The Maternal Well-Being Study: Helping Prevent Postpartum Depression

PMB has partnered with researchers at OHSU to help find participants in two new studies they are conducting to help answer questions about postpartum depression and infant well-being. You could help yourself, your baby, and other families while being compensated for your time.

You know that prenatal yoga class and meditation you keep meaning to do? It might help you and your baby after birth. The birth of your baby is a very special time! It can also be one marked by irritability and overwhelming stress. We need to understand more about what tools can help stave off or reduce the effects of postpartum depression. Is it worse for those who have experienced depression prior to pregnancy? Can mindfulness and meditation during pregnancy help prevent parental and infant distress and promote maternal well-being?

Researchers at OHSU reached out to Portland Moms Blog to make us aware of two new studies they are conducting to help answer these questions! You could help yourself, your baby, and other families while being compensated for your time.

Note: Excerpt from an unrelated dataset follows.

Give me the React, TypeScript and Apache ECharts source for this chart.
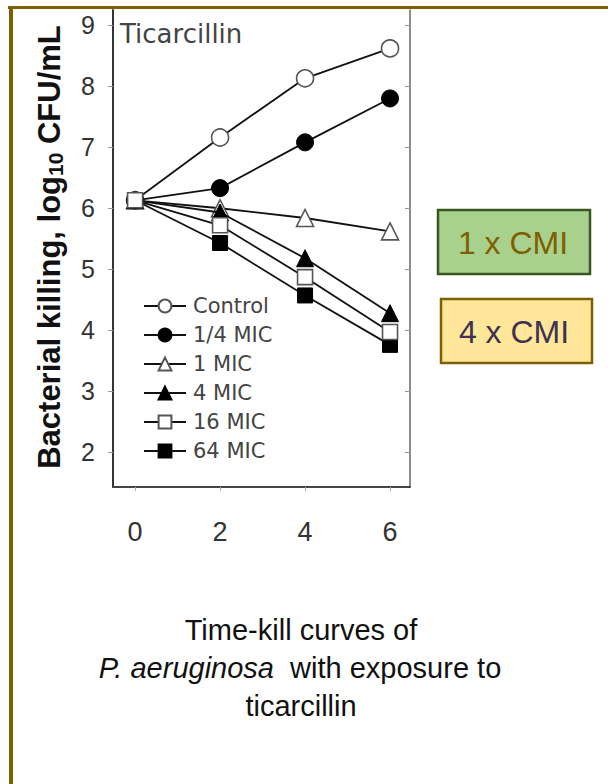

The Maternal Well-Being Study

Learning about mindfulness, meditation, and cognitive-behavioral skills

The Maternal Well-Being Study at OHSU aims to learn more about pregnancy and those who are experiencing or have experienced difficulties with depression, low mood, anxiety, or high stress. Up to 1 in 5 women report clinical levels of depression postpartum. The focus of this study is understanding how mindfulness and cognitive-behavioral skills may affect overall well-being, emotions, and distress.

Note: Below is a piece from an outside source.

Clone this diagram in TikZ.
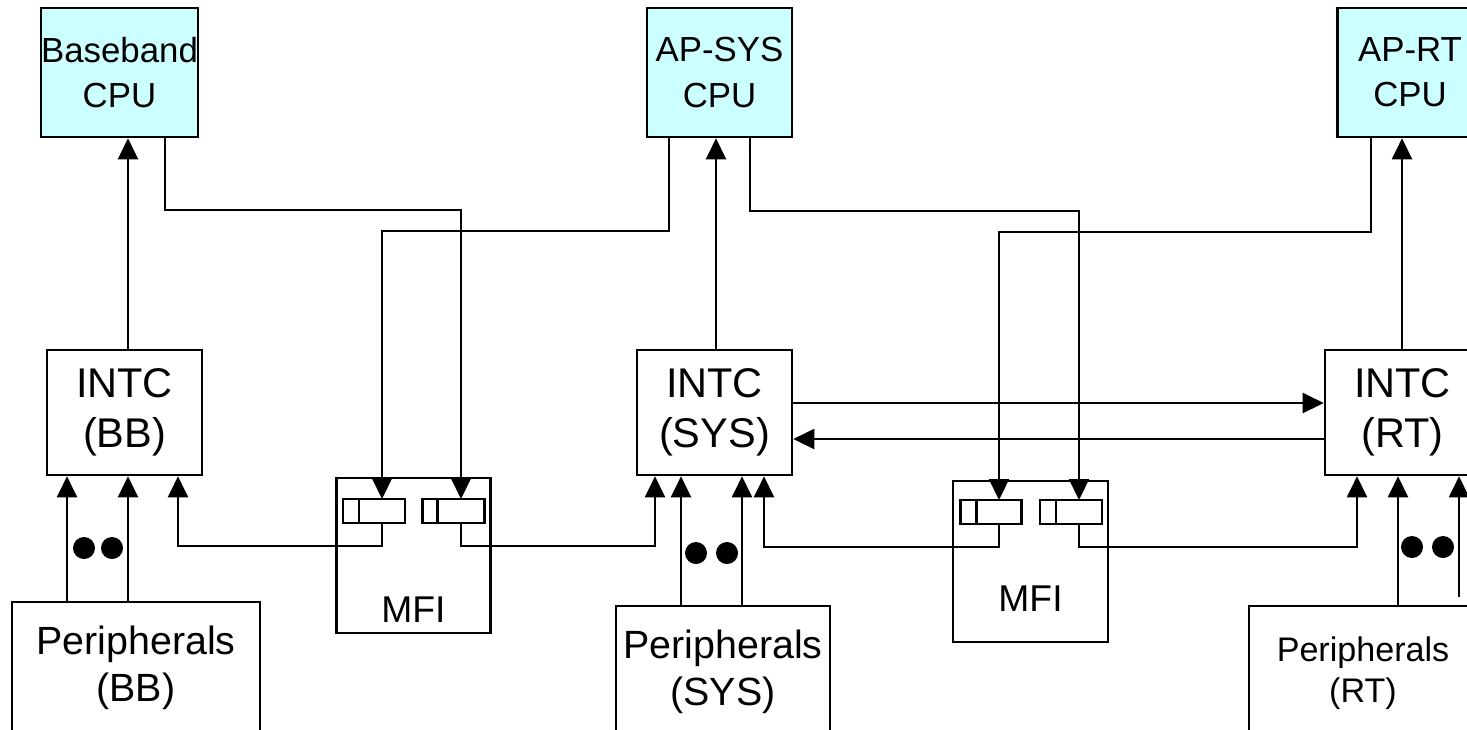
\documentclass[tikz,border=0pt]{standalone}
\usepackage{fontspec}
\setmainfont{Liberation Sans}
\usepackage{tikz}
\usetikzlibrary{arrows.meta}
\definecolor{cpufill}{HTML}{CCFFFF}

\begin{document}
\begin{tikzpicture}[
    x=0.01cm, y=-0.01cm,
    arr/.style={-{Triangle[length=0.21cm, width=0.2cm]}, line width=0.6pt},
    blk/.style={draw, line width=0.7pt, align=center, inner sep=0pt},
    cpu/.style={blk, fill=cpufill, minimum height=1.29cm,
      font=\fontsize{9.9}{12.8}\selectfont},
    intc/.style={blk, minimum width=1.55cm, minimum height=1.25cm,
      font=\fontsize{11.8}{14.2}\selectfont},
    per/.style={blk, minimum height=1.32cm,
      font=\fontsize{11.2}{13.4}\selectfont},
    mfi/.style={blk},
    cell/.style={draw, line width=0.7pt, minimum height=0.24cm,
      inner sep=0pt, outer sep=0pt},
    lbl/.style={font=\fontsize{10.6}{12}\selectfont}
  ]
  \useasboundingbox (0,0) rectangle (1467,729);

  % ══ CPUs ═══════════════════════════════════════════════════════════════
  \node[cpu, minimum width=1.55cm] (bbcpu)  at (119.5,72.5) {Baseband\\CPU};
  \node[cpu, minimum width=1.45cm] (syscpu) at (719.5,72.5) {AP-SYS\\CPU};
  \node[cpu, minimum width=1.45cm] (rtcpu)  at (1410,72.5)  {AP-RT\\CPU};

  % ══ interrupt controllers ══════════════════════════════════════════════
  \node[intc] (intcbb)  at (124.5,412.5)  {INTC\\(BB)};
  \node[intc] (intcsys) at (714.5,412.5)  {INTC\\(SYS)};
  \node[intc] (intcrt)  at (1402.5,412.5) {INTC\\(RT)};

  % ══ peripherals ════════════════════════════════════════════════════════
  \node[per, minimum width=2.48cm] (perbb)  at (136,668) {Peripherals\\(BB)};
  \node[per, minimum width=2.14cm] (persys) at (723,672) {Peripherals\\(SYS)};
  \node[per, minimum width=2.28cm, minimum height=1.34cm,
    font=\fontsize{9.7}{11.6}\selectfont] (perrt) at (1363,673)
    {Peripherals\\(RT)};

  % ══ MFI blocks ═════════════════════════════════════════════════════════
  \node[mfi, minimum width=1.54cm, minimum height=1.55cm] (mfiA)
    at (413.5,555.5) {};
  \node[lbl] (mfiAtxt) at ([yshift=0.25cm]mfiA.south) {MFI};
  \node[mfi, minimum width=1.55cm, minimum height=1.61cm] (mfiB)
    at (1030.5,561.5) {};
  \node[lbl] (mfiBtxt) at ([yshift=0.45cm]mfiB.south) {MFI};

  % message cells, each with a small tab on its left
  \node[cell, minimum width=0.46cm] (cellA1) at (382,511) {};
  \node[cell, minimum width=0.16cm, anchor=east] (tabA1) at (cellA1.west) {};
  \node[cell, minimum width=0.47cm] (cellA2) at (461,511) {};
  \node[cell, minimum width=0.15cm, anchor=east] (tabA2) at (cellA2.west) {};
  \node[cell, minimum width=0.45cm] (cellB1) at (999,512) {};
  \node[cell, minimum width=0.16cm, anchor=east] (tabB1) at (cellB1.west) {};
  \node[cell, minimum width=0.46cm] (cellB2) at (1079,512) {};
  \node[cell, minimum width=0.16cm, anchor=east] (tabB2) at (cellB2.west) {};

  % ══ CPU -> MFI ═════════════════════════════════════════════════════════
  \coordinate (bbtap) at (165,210);
  \draw[arr] (bbcpu.south -| bbtap) -- (bbtap) -| (cellA2.north);
  \coordinate (systapL) at (669,231);
  \draw[arr] (syscpu.south -| systapL) -- (systapL) -| (cellA1.north);
  \coordinate (systapR) at (750,211);
  \draw[arr] (syscpu.south -| systapR) -- (systapR) -| (cellB2.north);
  \coordinate (rttap) at (1371,232);
  \draw[arr] (rtcpu.south -| rttap) -- (rttap) -| (cellB1.north);

  % ══ INTC -> CPU ════════════════════════════════════════════════════════
  \draw[arr] (intcbb.north -| 128,0) -- (bbcpu.south -| 128,0);
  \draw[arr] (intcsys.north -| 716,0) -- (syscpu.south -| 716,0);
  \draw[arr] (intcrt.north -| 1402,0) -- (rtcpu.south -| 1402,0);

  % ══ MFI -> INTC ════════════════════════════════════════════════════════
  \coordinate (retA1) at (178,546);
  \draw[arr] (cellA1.south) |- (retA1) -- (intcbb.south -| retA1);
  \coordinate (retA2) at (655,546);
  \draw[arr] (cellA2.south) |- (retA2) -- (intcsys.south -| retA2);
  \coordinate (retB1) at (764,547);
  \draw[arr] (cellB1.south) |- (retB1) -- (intcsys.south -| retB1);
  \coordinate (retB2) at (1357,547);
  \draw[arr] (cellB2.south) |- (retB2) -- (intcrt.south -| retB2);

  % SYS <-> RT
  \draw[arr] (intcsys.east |- 0,403) -- (intcrt.west |- 0,403);
  \draw[arr] (intcrt.west |- 0,439) -- (intcsys.east |- 0,439);

  % ══ peripherals -> INTC ════════════════════════════════════════════════
  \foreach \px in {67,128}
    \draw[arr] (perbb.north -| \px,0) -- (intcbb.south -| \px,0);
  \foreach \px in {681,742}
    \draw[arr] (persys.north -| \px,0) -- (intcsys.south -| \px,0);
  \draw[arr] (perrt.north -| 1398,0) -- (intcrt.south -| 1398,0);
  \coordinate (rtedge) at (1459,597);
  \draw[arr] (rtedge) -- (intcrt.south -| rtedge);

  % dots
  \foreach \dx/\dy in {84/548, 112/548, 696/553, 727/553, 1412/547, 1443/547}
    \fill (\dx,\dy) circle (0.11cm);

\end{tikzpicture}
\end{document}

Researchers are using a skills-based intervention, meaning it’s focused on helping participants develop new skills and strategies. Some skills taught in this intervention are meditation, movement exercises, deep breathing, and mindfulness. Mindfulness is a type of skill involving learning to focus your attention solely on what is happening in the moment, without guilt or judgement.

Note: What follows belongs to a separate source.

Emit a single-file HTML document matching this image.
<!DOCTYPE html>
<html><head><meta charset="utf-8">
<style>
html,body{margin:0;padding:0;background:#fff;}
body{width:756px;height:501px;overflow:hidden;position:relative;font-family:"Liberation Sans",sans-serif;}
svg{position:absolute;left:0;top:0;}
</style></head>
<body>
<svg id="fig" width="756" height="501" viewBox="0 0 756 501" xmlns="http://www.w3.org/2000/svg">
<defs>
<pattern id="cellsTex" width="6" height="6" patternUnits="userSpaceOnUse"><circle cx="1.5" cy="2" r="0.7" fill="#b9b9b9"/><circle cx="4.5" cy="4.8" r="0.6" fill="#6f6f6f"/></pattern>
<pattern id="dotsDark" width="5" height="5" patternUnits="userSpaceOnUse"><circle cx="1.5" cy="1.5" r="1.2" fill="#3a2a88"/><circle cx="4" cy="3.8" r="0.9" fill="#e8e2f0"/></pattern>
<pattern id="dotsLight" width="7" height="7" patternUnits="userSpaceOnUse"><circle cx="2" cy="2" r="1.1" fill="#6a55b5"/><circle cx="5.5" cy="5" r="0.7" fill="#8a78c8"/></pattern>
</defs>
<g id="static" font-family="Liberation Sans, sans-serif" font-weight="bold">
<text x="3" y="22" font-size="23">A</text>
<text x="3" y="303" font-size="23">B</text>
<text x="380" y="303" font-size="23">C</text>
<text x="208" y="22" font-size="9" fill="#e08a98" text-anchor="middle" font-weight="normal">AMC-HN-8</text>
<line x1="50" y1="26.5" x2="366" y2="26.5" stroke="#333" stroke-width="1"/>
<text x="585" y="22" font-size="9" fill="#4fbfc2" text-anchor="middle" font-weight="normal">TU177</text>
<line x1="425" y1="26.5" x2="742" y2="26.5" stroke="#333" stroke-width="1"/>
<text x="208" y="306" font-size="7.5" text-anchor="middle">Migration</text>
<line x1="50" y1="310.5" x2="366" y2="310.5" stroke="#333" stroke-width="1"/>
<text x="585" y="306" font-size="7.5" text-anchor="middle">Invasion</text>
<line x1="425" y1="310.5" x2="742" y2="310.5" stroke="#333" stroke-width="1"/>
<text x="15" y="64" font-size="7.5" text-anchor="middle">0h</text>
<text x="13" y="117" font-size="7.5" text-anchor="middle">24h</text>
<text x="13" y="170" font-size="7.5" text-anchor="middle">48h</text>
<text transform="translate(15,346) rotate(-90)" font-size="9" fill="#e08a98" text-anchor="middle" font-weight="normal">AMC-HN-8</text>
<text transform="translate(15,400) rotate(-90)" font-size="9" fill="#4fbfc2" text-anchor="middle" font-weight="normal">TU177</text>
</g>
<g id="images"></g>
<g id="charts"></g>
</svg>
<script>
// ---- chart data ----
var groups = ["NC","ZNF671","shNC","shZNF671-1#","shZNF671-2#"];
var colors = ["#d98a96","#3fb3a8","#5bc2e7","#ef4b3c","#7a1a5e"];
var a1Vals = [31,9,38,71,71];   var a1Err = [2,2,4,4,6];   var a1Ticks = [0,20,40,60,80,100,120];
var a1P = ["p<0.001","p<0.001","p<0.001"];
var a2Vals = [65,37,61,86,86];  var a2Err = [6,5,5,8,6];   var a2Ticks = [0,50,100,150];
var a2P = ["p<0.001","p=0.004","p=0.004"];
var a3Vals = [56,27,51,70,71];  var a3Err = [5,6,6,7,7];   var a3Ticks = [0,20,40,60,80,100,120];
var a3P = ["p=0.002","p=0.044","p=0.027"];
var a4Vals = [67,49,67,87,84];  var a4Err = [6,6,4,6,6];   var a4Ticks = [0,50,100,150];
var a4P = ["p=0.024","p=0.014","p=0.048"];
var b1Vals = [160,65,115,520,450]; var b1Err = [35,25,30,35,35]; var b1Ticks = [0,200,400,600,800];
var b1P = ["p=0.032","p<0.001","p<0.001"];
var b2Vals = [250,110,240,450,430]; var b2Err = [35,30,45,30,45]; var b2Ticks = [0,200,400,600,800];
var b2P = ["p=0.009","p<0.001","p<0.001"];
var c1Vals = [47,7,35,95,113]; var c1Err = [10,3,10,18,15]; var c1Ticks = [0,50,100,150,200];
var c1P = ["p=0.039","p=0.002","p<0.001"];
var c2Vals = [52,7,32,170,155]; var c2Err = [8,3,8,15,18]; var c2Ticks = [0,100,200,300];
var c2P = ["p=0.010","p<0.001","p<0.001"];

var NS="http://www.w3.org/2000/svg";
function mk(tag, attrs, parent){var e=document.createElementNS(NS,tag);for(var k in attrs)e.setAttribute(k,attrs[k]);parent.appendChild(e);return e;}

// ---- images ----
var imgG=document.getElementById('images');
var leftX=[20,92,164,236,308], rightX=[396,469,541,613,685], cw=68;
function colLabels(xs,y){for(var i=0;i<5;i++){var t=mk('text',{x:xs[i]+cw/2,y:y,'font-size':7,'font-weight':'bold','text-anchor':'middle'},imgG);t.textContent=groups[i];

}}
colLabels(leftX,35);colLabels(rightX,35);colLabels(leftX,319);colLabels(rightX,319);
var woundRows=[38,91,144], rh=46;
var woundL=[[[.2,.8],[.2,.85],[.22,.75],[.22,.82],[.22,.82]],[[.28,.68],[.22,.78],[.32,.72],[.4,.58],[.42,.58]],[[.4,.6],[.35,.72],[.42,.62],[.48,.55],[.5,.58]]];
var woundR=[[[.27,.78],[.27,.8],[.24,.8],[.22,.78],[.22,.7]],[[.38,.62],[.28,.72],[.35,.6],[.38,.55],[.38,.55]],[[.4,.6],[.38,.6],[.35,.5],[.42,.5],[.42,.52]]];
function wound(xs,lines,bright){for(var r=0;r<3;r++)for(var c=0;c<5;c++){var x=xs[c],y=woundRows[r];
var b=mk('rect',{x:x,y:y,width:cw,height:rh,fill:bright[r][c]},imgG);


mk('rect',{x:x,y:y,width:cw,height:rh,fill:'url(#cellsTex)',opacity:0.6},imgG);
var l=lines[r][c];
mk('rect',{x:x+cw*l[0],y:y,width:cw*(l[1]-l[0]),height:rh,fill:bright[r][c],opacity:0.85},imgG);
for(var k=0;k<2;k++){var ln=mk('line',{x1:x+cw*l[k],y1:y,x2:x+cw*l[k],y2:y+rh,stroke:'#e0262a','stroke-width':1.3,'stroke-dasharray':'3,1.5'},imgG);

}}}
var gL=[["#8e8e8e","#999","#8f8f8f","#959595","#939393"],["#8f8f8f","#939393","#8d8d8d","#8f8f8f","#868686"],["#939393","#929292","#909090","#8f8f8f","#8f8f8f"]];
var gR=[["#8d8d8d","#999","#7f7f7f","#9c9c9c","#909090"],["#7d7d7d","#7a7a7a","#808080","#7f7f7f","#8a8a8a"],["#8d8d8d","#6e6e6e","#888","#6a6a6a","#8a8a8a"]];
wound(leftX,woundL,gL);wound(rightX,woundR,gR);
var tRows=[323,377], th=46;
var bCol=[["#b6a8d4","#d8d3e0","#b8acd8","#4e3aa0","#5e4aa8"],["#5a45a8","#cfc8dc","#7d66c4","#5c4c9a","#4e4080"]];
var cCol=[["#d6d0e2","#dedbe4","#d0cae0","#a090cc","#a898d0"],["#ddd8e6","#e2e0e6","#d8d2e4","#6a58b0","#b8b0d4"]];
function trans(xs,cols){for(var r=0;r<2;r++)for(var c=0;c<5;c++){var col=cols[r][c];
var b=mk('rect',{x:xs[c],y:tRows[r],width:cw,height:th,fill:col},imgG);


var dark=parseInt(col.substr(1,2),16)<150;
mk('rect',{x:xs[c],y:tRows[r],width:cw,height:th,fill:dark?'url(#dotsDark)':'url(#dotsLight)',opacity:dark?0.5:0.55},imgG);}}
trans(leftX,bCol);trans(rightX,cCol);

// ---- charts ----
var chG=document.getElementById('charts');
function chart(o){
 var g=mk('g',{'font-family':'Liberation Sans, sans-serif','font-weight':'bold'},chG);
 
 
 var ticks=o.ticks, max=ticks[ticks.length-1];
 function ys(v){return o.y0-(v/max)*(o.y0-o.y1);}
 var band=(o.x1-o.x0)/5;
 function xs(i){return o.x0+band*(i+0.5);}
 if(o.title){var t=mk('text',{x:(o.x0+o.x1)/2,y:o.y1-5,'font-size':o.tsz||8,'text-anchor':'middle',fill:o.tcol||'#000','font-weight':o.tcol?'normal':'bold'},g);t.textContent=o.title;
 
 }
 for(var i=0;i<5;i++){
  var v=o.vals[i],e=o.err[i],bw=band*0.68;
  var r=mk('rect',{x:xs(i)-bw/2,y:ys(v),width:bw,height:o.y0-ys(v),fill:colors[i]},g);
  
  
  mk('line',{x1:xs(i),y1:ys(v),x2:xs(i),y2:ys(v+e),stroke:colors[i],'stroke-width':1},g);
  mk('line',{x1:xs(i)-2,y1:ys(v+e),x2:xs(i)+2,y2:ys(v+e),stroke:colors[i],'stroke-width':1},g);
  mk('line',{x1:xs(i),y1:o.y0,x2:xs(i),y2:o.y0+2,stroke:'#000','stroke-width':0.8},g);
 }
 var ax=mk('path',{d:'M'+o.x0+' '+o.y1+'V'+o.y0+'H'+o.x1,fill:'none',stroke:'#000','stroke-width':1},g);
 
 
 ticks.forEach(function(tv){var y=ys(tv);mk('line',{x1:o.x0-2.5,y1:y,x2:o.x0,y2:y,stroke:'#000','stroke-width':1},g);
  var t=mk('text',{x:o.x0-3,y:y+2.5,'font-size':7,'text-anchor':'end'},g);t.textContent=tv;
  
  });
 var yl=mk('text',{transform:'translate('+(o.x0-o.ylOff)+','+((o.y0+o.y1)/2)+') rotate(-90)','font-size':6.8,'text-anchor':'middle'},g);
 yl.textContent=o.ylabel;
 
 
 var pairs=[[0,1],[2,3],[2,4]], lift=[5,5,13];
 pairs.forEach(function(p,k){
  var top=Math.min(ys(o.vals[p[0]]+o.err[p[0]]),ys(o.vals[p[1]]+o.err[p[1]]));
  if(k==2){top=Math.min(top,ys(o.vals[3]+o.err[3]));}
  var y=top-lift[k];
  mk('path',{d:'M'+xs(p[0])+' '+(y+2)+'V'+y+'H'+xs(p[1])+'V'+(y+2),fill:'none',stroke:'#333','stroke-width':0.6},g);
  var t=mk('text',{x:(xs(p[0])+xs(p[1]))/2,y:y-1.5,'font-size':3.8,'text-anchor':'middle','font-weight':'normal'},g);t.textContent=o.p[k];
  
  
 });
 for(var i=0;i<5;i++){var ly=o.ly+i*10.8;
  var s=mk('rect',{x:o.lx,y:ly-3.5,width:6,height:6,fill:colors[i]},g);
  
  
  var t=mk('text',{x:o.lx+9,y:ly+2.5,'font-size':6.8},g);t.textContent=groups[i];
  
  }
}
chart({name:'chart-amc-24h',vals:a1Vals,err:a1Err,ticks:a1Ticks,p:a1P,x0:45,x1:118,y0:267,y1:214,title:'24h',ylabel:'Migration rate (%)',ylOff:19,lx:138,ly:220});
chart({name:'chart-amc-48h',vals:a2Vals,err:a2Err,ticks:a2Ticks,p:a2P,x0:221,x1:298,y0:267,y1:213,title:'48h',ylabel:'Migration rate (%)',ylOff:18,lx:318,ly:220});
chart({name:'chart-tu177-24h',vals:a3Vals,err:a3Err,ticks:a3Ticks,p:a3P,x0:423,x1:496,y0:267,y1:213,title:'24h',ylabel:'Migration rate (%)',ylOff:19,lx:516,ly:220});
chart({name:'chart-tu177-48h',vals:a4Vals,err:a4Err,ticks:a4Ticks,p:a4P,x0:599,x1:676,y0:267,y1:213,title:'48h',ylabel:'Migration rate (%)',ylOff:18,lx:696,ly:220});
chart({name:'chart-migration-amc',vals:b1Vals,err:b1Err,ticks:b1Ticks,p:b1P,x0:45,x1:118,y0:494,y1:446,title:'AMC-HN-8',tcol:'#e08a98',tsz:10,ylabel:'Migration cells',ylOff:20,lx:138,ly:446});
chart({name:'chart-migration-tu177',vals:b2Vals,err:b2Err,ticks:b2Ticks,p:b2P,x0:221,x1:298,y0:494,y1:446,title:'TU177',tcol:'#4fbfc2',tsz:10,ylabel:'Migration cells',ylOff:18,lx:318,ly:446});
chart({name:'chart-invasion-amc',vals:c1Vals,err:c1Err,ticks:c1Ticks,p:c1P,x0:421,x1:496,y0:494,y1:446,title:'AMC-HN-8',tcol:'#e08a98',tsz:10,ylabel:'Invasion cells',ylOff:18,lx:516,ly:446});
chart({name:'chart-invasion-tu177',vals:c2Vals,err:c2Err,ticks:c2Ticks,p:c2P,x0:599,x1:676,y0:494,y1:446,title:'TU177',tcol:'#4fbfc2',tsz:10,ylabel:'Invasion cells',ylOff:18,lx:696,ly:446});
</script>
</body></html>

This study also provides education related to depressive symptoms and depression and teaches cognitive behavior skills in order to help regulate emotions and distress. Overall, the study hopes to provide helpful tools for navigating this very special time.

What to expect from the study

The Maternal Well-Being Study is currently recruiting and enrolling individuals 8-22 weeks pregnant. Those who are eligible will be randomized into one of two different groups: a mindfulness-based cognitive therapy group (MBCT) that meets eight times during pregnancy or a single psychoeducation course 6-9 months postpartum. You’ll have an equal chance of being randomized to either group.

This study also includes a postpartum MRI scan which is a safe, noninvasive scan using a large, donut-shaped magnet to take pictures of the brain.

Those who participate in the Maternal Well-Being Study can be compensated up to $385 for their participation.

The Roo Study

Learning about infant and maternal well-being

The Maternal Well-Being Study is partnering with the Roo Study on Mom and Baby Well-Being and many people who choose to participate the Maternal Well-Being Study may also be eligible for the Roo Study. The focus of the Roo Study is on infant well-being as well as maternal well-being. This study involves the same mindfulness-based intervention and participation in addition to an MRI scan of your baby’s brain. There is no radiation, injections, or sedation involved so it is safe for mom and baby alike!

Those who participate in the Roo Study can be compensated up to $570.


Those interested in participating in the Maternal Well-Being Study can read more about it here or contact the study staff at [email protected] or 503-494-4476 to see if you are eligible! If you are interested in the Roo Study, please also contact the listed email or phone number.

OHSU is a nationally ranked hospital and is leading the Pacific Northwest’s efforts in the pursuit of research. The Maternal Well-Being Study and the Roo Study offer a chance to be a part of innovative research seeking to help those who struggle with low mood, depression, and anxiety and possibly prevent postpartum depression.